2009-05-19 Thread Ray Saintonge
Dedalus wrote:
 Ziko wrote:

 Nearly all already existing initiatives for open teaching materials use the
 CC-NC-SA, the Creative Commons license that prohibits commercial use. I was
 told that you cannot explain to teachers why others should have the right to
 commercially exploit their work...

 What a great news! All those wat too expensive school teachers that
 are a burden to the Dutch taxpayer voluntarily move to become
 volunteer teachers. Please pass the champaign on this. Let's
 celebrate!

   
One shouldn't be so harsh on the teachers, who probably haven't given 
much thought about the implications on NC licences.

It's a natural reaction for the unfamiliar to believe that NC merely 
keep things away from commercial exploitation.  We all know that the 
opposite is true, but at the same time it's counterintuitive.  Those 
teachers just need to be educated a little.  Yes, commercial publishers 
would be able to print and sell the freely licensed material, but they 
would need to compete with the non-profit sector.  It would be mostly 
uneconomical for them to do that.  Although their printing costs might 
be less through economies of scale, they will still have the costs of 
marketing and distribution added to that, along with a small profit on 
top of that. 

A teacher can produce and print what she needs for a class of 30 at a 
fraction of the cost, less if she doesn't bother with the chapters of 
the book that are not relevant to her class.  Producing single chapters 
is even less economical for the big publishers, because the distribution 
costs do not go down with the size of the publication; they are likely 
increased because of the added administration.

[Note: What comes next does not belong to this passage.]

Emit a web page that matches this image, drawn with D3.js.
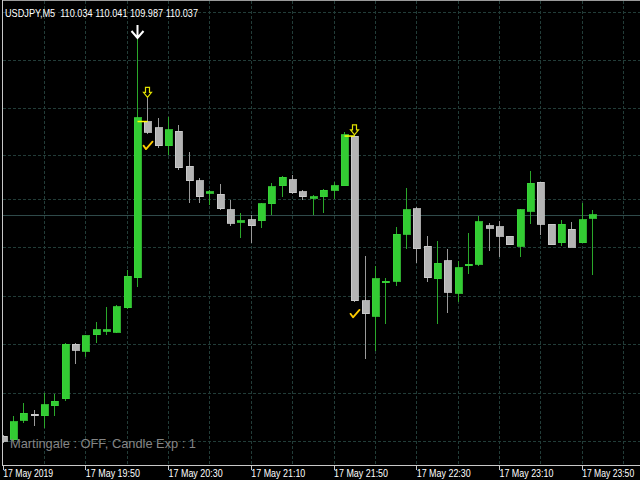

What will make open licences work will not be the proscriptive clauses 
in such licences, but their undermining of established economic 
infrastructures.

The Encyclopædia Britannica has learned that the hard way. The record 
and movie manufacturers are still in the middle of their lesson.  The 
newspapers are in full panic.  Once the teachers have figured it out it 
will be the turn of the textbook publishers.